In 2008, he was awarded the prestigious DAAD scholarship, which enabled him to leave Ethiopia and continue his studies in Germany at the Universität der Künste Berlin. There he pursued a Master of Fine Arts, which he obtained in 2011.
Since then, Kunbi has been living and working between Addis Ababa and Berlin.
The Artist gained international recognition after receiving the Grand Prix Léopold Sédar Senghor, the main prize of the Dak’Art Biennale 2022 – one of the most significant platforms for contemporary African art. The award was presented to him by Macky Sall, President of the Republic of Senegal, during the opening ceremony of the 14th Biennial of Contemporary African Art in Dakar.

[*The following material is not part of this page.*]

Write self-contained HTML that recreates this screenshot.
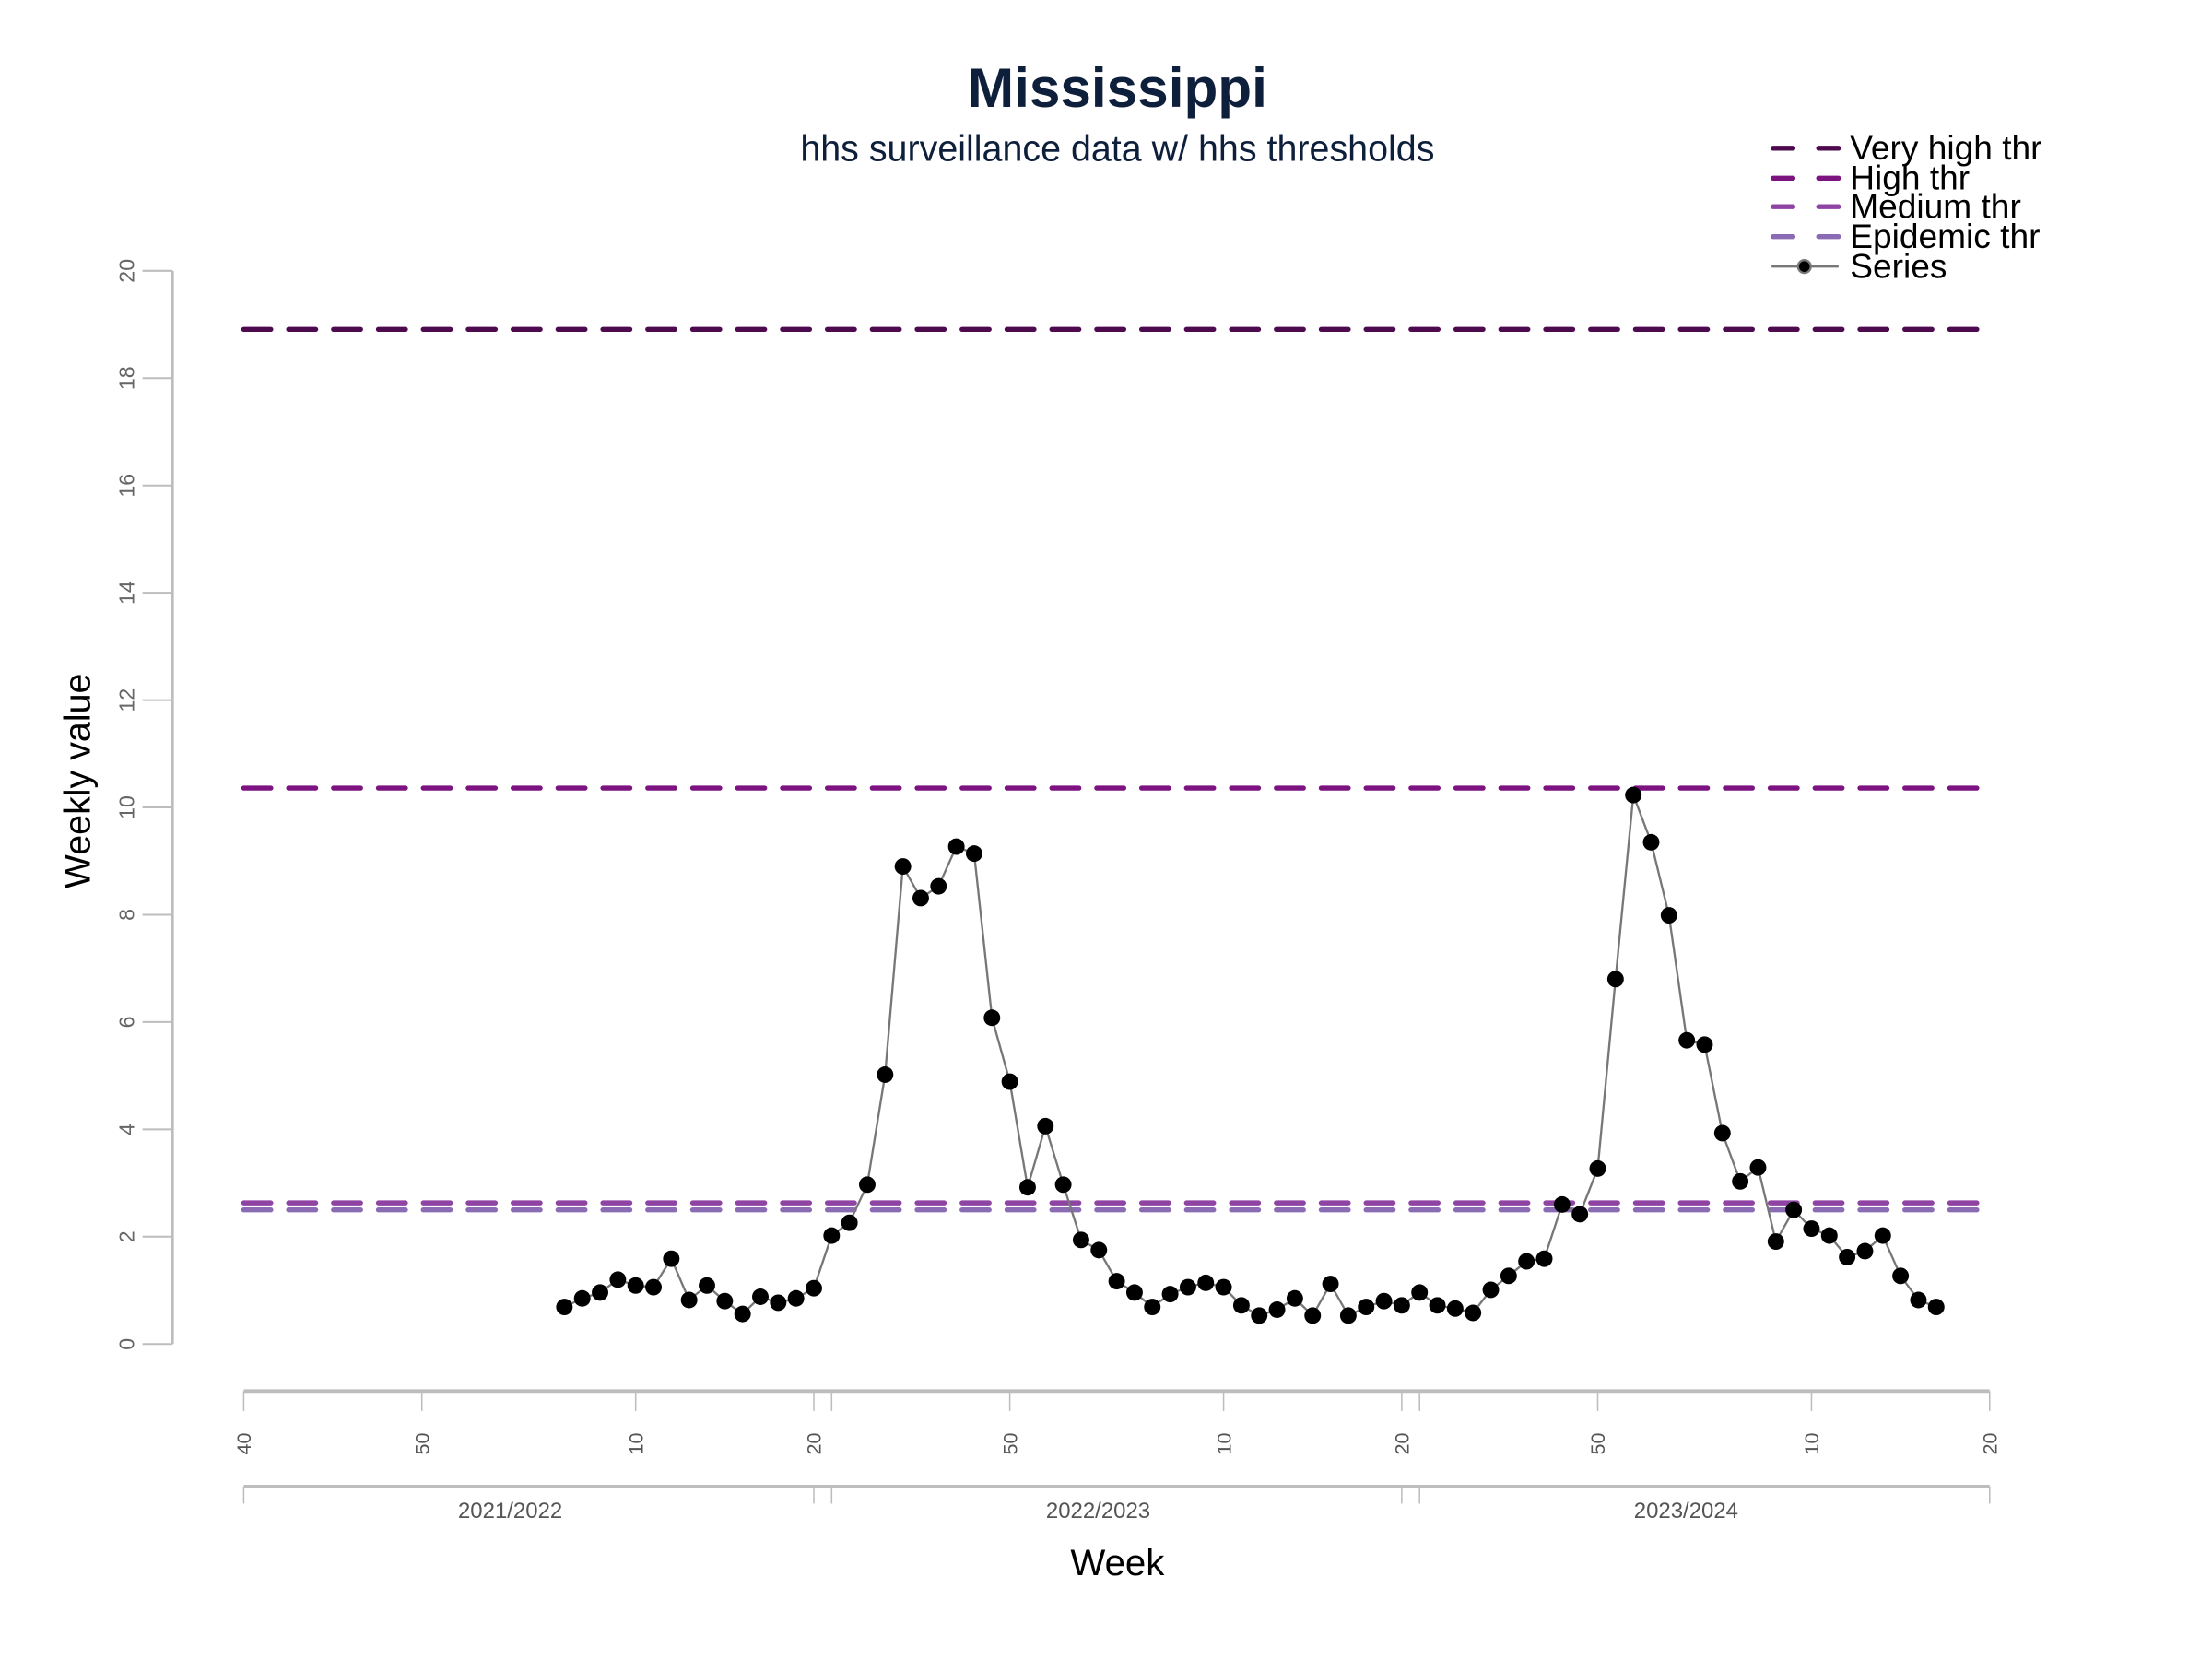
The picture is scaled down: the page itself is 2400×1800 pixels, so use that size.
<!DOCTYPE html>
<html><head><meta charset="utf-8"><style>html,body{margin:0;padding:0;background:#fff}svg{display:block}</style></head>
<body>
<svg width="2400" height="1800" viewBox="0 0 1552 1164" xmlns="http://www.w3.org/2000/svg" font-family="Liberation Sans, sans-serif">
<text x="784" y="75" text-anchor="middle" font-size="39" font-weight="bold" fill="#0e1f3b">Mississippi</text>
<text x="784" y="113" text-anchor="middle" font-size="25.5" fill="#0e1f3b">hhs surveillance data w/ hhs thresholds</text>
<g id="legend"></g>
<g id="yaxis"></g>
<g id="xaxis"></g>
<g id="thr"></g>
<g id="series"></g>
<text transform="translate(63,548) rotate(-90)" text-anchor="middle" font-size="25.5" fill="#000">Weekly value</text>
<text x="784" y="1105" text-anchor="middle" font-size="26" fill="#000">Week</text>
</svg>
<script>
const values = [0.69,0.85,0.96,1.2,1.09,1.06,1.59,0.82,1.09,0.8,0.56,0.88,0.77,0.85,1.04,
2.02,2.26,2.97,5.02,8.9,8.31,8.53,9.27,9.14,6.08,4.89,2.92,4.06,2.97,1.94,1.75,1.17,0.96,0.69,0.93,1.06,1.14,1.06,0.72,0.53,0.64,0.85,0.53,1.12,0.53,0.69,0.8,0.72,
0.96,0.72,0.66,0.58,1.01,1.27,1.54,1.59,2.6,2.42,3.27,6.8,10.23,9.35,7.99,5.66,5.58,3.93,3.03,3.29,1.91,2.5,2.15,2.02,1.62,1.73,2.02,1.27,0.82,0.69];
const startIndex = 18;
const thrNames = ["Very high thr","High thr","Medium thr","Epidemic thr"];
const thrValues = [18.91,10.36,2.63,2.5];
const thrColors = ["#4d0a4f","#7c1381","#8f43a3","#8b6bb3"];
const seasons = ["2021/2022","2022/2023","2023/2024"];
const weekTickOffsets = [0,10,22,32];
const weekTickLabels = ["40","50","10","20"];
const yTicks = [0,2,4,6,8,10,12,14,16,18,20];
const NS="http://www.w3.org/2000/svg";
const X0=171, STEP=12.5, PER=33;
const xs = j => X0 + j*STEP;
const ys = v => 943 - v*37.65;
function mk(p,tag,attrs){const e=document.createElementNS(NS,tag);for(const k in attrs)e.setAttribute(k,attrs[k]);p.appendChild(e);return e;}
const ya=document.getElementById('yaxis');
let l=mk(ya,'line',{x1:121,x2:121,y1:ys(20),y2:ys(0),stroke:'#bdbdbd','stroke-width':2});

yTicks.forEach(t=>{
 let tk=mk(ya,'line',{x1:100,x2:121,y1:ys(t),y2:ys(t),stroke:'#bdbdbd','stroke-width':1.3});
 
 let tx=mk(ya,'text',{transform:`translate(94,${ys(t)}) rotate(-90)`,'text-anchor':'middle','font-size':15,fill:'#666'});
 tx.textContent=t;
 
});
const xa=document.getElementById('xaxis');
const xEnd=xs(3*PER-1);
l=mk(xa,'line',{x1:X0,x2:xEnd,y1:976,y2:976,stroke:'#bdbdbd','stroke-width':2.5});

l=mk(xa,'line',{x1:X0,x2:xEnd,y1:1043,y2:1043,stroke:'#bdbdbd','stroke-width':2.5});

seasons.forEach((s,si)=>{
 weekTickOffsets.forEach((o,wi)=>{
  const x=xs(si*PER+o);
  let tk=mk(xa,'line',{x1:x,x2:x,y1:976,y2:990,stroke:'#bdbdbd','stroke-width':1});
  
  if(si===0||wi>0){
   let tx=mk(xa,'text',{transform:`translate(${x+5},1013) rotate(-90)`,'text-anchor':'middle','font-size':14,fill:'#555'});
   tx.textContent=weekTickLabels[wi];
   
  }
 });
 const a=xs(si*PER), b=xs(si*PER+PER-1);
 [a,b].forEach(x=>{let tk=mk(xa,'line',{x1:x,x2:x,y1:1043,y2:1055,stroke:'#bdbdbd','stroke-width':1});
  });
 let tx=mk(xa,'text',{x:(a+b)/2-13,y:1065,'text-anchor':'middle','font-size':15.5,fill:'#555'});
 tx.textContent=s;
 
});
const tg=document.getElementById('thr');
thrValues.forEach((v,i)=>{
 let ln=mk(tg,'line',{x1:X0,x2:xEnd,y1:ys(v),y2:ys(v),stroke:thrColors[i],'stroke-width':3.5,'stroke-dasharray':'19 12.5','stroke-linecap':'round'});
 
 
});
const sg=document.getElementById('series');
const pts=values.map((v,i)=>xs(startIndex+i)+','+ys(v)).join(' ');
let pl=mk(sg,'polyline',{points:pts,fill:'none',stroke:'#777','stroke-width':1.5});

values.forEach((v,i)=>{
 let c=mk(sg,'circle',{cx:xs(startIndex+i),cy:ys(v),r:5.8,fill:'#000'});
 
});
const lg=document.getElementById('legend');
const ly=[104,125,145,166,187];
thrNames.forEach((n,i)=>{
 let ln=mk(lg,'line',{x1:1244,x2:1290,y1:ly[i],y2:ly[i],stroke:thrColors[i],'stroke-width':3.5,'stroke-dasharray':'14 18','stroke-linecap':'round'});
 
 let tx=mk(lg,'text',{x:1298,y:ly[i]+8,'font-size':24,fill:'#000'});
 tx.textContent=n;
 
});
l=mk(lg,'line',{x1:1243,x2:1290,y1:ly[4],y2:ly[4],stroke:'#777','stroke-width':1.5});

l=mk(lg,'circle',{cx:1266,cy:ly[4],r:4.5,fill:'#000',stroke:'#777','stroke-width':1.5});

l=mk(lg,'text',{x:1298,y:ly[4]+8,'font-size':24,fill:'#000'});
l.textContent='Series';

</script>
</body></html>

Tegene Kunbi has participated in numerous international solo and group exhibitions, presenting his signature abstract works in a variety of contexts, including collaborative international projects and workshops. His work has been exhibited in cities such as Milan, Paris, New York, Berlin, Amsterdam, Tokyo, Nagoya, Accra, Dakar and many others.

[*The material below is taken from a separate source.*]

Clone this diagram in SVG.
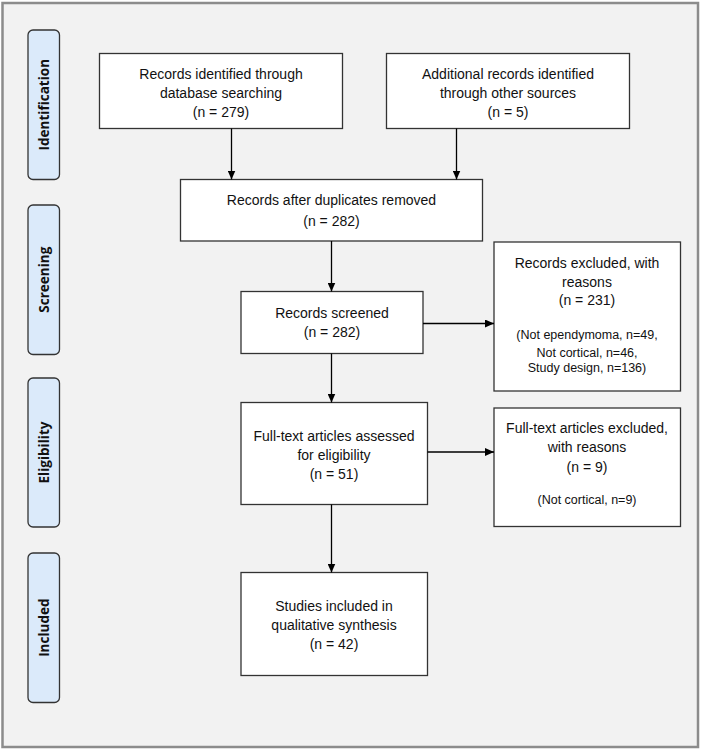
<svg xmlns="http://www.w3.org/2000/svg" width="702" height="751" viewBox="0 0 702 751">
<defs>
<marker id="ah" markerWidth="10" markerHeight="8" refX="9" refY="4" orient="auto" markerUnits="userSpaceOnUse">
<path d="M0,0 L9,4 L0,8 Z" fill="#000"/>
</marker>
</defs>
<style>
.frame{fill:#f2f2f2;stroke:#8c8c8c;stroke-width:2.5}
.lane{fill:#dbeafa;stroke:#333;stroke-width:1.3}
.lt{font-family:"Open Sans","DejaVu Sans",sans-serif;font-weight:bold;font-size:13.5px;fill:#111;text-anchor:middle;dominant-baseline:central}
.box{fill:#fff;stroke:#333;stroke-width:1.3}
.t{font-family:"Liberation Sans",Arial,sans-serif;font-size:14px;fill:#111;text-anchor:middle;dominant-baseline:central}
.s{font-family:"Liberation Sans",Arial,sans-serif;font-size:12.5px;fill:#111;text-anchor:middle;dominant-baseline:central}
.c{stroke:#000;stroke-width:1.3;fill:none;marker-end:url(#ah)}
</style>
<rect class="frame" x="2.5" y="3" width="695.5" height="744"/>

<g id="lane-identification">
<rect class="lane" x="28" y="30" width="31.5" height="149.5" rx="5"/>
<text class="lt" transform="translate(44,104.7) rotate(-90)">Identification</text>
</g>
<g id="lane-screening">
<rect class="lane" x="28" y="205" width="31.5" height="149.5" rx="5"/>
<text class="lt" transform="translate(44,279.7) rotate(-90)">Screening</text>
</g>
<g id="lane-eligibility">
<rect class="lane" x="28" y="378" width="31.5" height="149" rx="5"/>
<text class="lt" transform="translate(44,452.5) rotate(-90)">Eligibility</text>
</g>
<g id="lane-included">
<rect class="lane" x="28" y="553" width="31.5" height="149.5" rx="5"/>
<text class="lt" transform="translate(44,627.7) rotate(-90)">Included</text>
</g>

<g id="n-db">
<rect class="box" x="99.5" y="53.5" width="243" height="75"/>
<text class="t" x="221" y="74">Records identified through</text>
<text class="t" x="221" y="93">database searching</text>
<text class="t" x="221" y="112">(n = 279)</text>
</g>
<g id="n-other">
<rect class="box" x="386.5" y="53.5" width="243" height="75"/>
<text class="t" x="508" y="74">Additional records identified</text>
<text class="t" x="508" y="93">through other sources</text>
<text class="t" x="508" y="112">(n = 5)</text>
</g>
<g id="n-dedup">
<rect class="box" x="180.5" y="179.5" width="302" height="61.5"/>
<text class="t" x="331.5" y="200">Records after duplicates removed</text>
<text class="t" x="331.5" y="220.5">(n = 282)</text>
</g>
<g id="n-screened">
<rect class="box" x="241" y="291.5" width="182" height="62"/>
<text class="t" x="332" y="312.5">Records screened</text>
<text class="t" x="332" y="332">(n = 282)</text>
</g>
<g id="n-excluded">
<rect class="box" x="494" y="242" width="186.5" height="149"/>
<text class="t" x="587" y="262.5">Records excluded, with</text>
<text class="t" x="587" y="281.5">reasons</text>
<text class="t" x="587" y="300">(n = 231)</text>
<text class="s" x="587" y="334.5">(Not ependymoma, n=49,</text>
<text class="s" x="587" y="352.5">Not cortical, n=46,</text>
<text class="s" x="587" y="368">Study design, n=136)</text>
</g>
<g id="n-fulltext">
<rect class="box" x="241" y="402.5" width="186.5" height="102"/>
<text class="t" x="334" y="435.5">Full-text articles assessed</text>
<text class="t" x="334" y="455">for eligibility</text>
<text class="t" x="334" y="473.5">(n = 51)</text>
</g>
<g id="n-ftexcluded">
<rect class="box" x="494" y="408" width="186.5" height="118.5"/>
<text class="t" x="587" y="428">Full-text articles excluded,</text>
<text class="t" x="587" y="447">with reasons</text>
<text class="t" x="587" y="467">(n = 9)</text>
<text class="s" x="587" y="499.5">(Not cortical, n=9)</text>
</g>
<g id="n-included">
<rect class="box" x="241" y="572.5" width="186.5" height="103"/>
<text class="t" x="334" y="606">Studies included in</text>
<text class="t" x="334" y="625">qualitative synthesis</text>
<text class="t" x="334" y="644">(n = 42)</text>
</g>

<g id="connectors">
<line class="c" x1="231.5" y1="128.5" x2="231.5" y2="179.5"/>
<line class="c" x1="456.5" y1="128.5" x2="456.5" y2="179.5"/>
<line class="c" x1="331.5" y1="241" x2="331.5" y2="291.5"/>
<line class="c" x1="423" y1="323.5" x2="494" y2="323.5"/>
<line class="c" x1="331.5" y1="353.5" x2="331.5" y2="402.5"/>
<line class="c" x1="427.5" y1="452" x2="494" y2="452"/>
<line class="c" x1="331.5" y1="504.5" x2="331.5" y2="572.5"/>
</g>
</svg>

Tegene Kunbi - Dale Grant Photography, © Dale Grant
THE ARTIST’S PRACTICE
Tegene’s paintings are structured through a persistent yet dynamic geometric framework, within which dense fields of color are built up through repeated layering. His process involves the accumulation of oil paint, pastel, and textiles, applied with palette knives, brushes, and the artist’s hands. Each gesture deposits material weight, creating surfaces that bear the traces of time, formed through materials produced across differing temporalities, through collective and individual labor, and through the persistence of touch.
Each gesture deposits material weight, producing surfaces that carry traces of time, embedded in materials shaped across different temporalities, through layered labor involving both the artist and those who produced his materials, and through the accumulation of touch. In this sense, Tegene’s paintings move abstraction beyond the purely optical, often treated as silent, toward a haptic and sensorial experience.

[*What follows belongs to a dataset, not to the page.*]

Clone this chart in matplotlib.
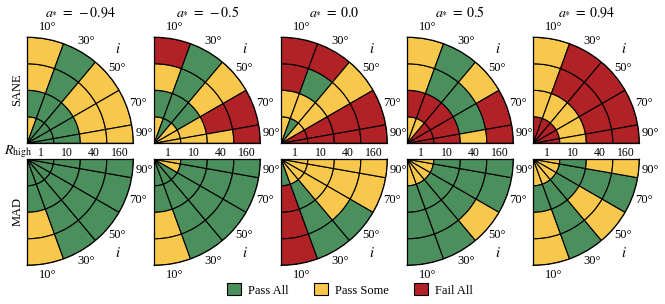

The layered surfaces resist the modernist insistence on flatness, articulated most forcefully by Clement Greenberg, as the defining condition of painting. Rather than preserving the autonomy of the visual, Tegene’s work opens painting to a multisensory register, where texture invites a bodily, tactile mode of engagement.
This haptic dimension is central to how silence operates in his work. Where the image is often positioned as passive, subordinated to explanatory text or discursive framing, Tegene reclaims the visual as an active field of experience. What remains silent is not emptied of meaning but thickened, materialized, and made available through touch, proximity, and duration. His paintings function as physical archives of the artist’s embodied presence, indexical traces of his gesture and sensation that resist immediate translation into language.
Through this material and sensorial strategy, Tegene proposes painting as a space where silence carries density, one that holds meaning in suspension and invites a sustained, embodied encounter beyond the limits of text.
In one of his many interviews, the artist himself stated: «Colour is a vocabulary I use to give voice to aspects of my cultural heritage. Each hue is a conversation with the next, producing a sense of harmony and tension. Tonality, density and the rectilinear grid are also an integral part of the work.» and kept going: «Through this language I convey the dynamism and complexities within my personal experience and that of my community. The underlying structure of the paintings repeats across a large body of work. This warp and weft is intrinsic to that of the Ethiopian textiles used in religious ceremonies that are at once inspiration source and more recently a material within the works. This aesthetic framework is reinforced and challenged all at once throughout the painting process which in itself is a ritual and also a right to reclaim a form of spirituality.»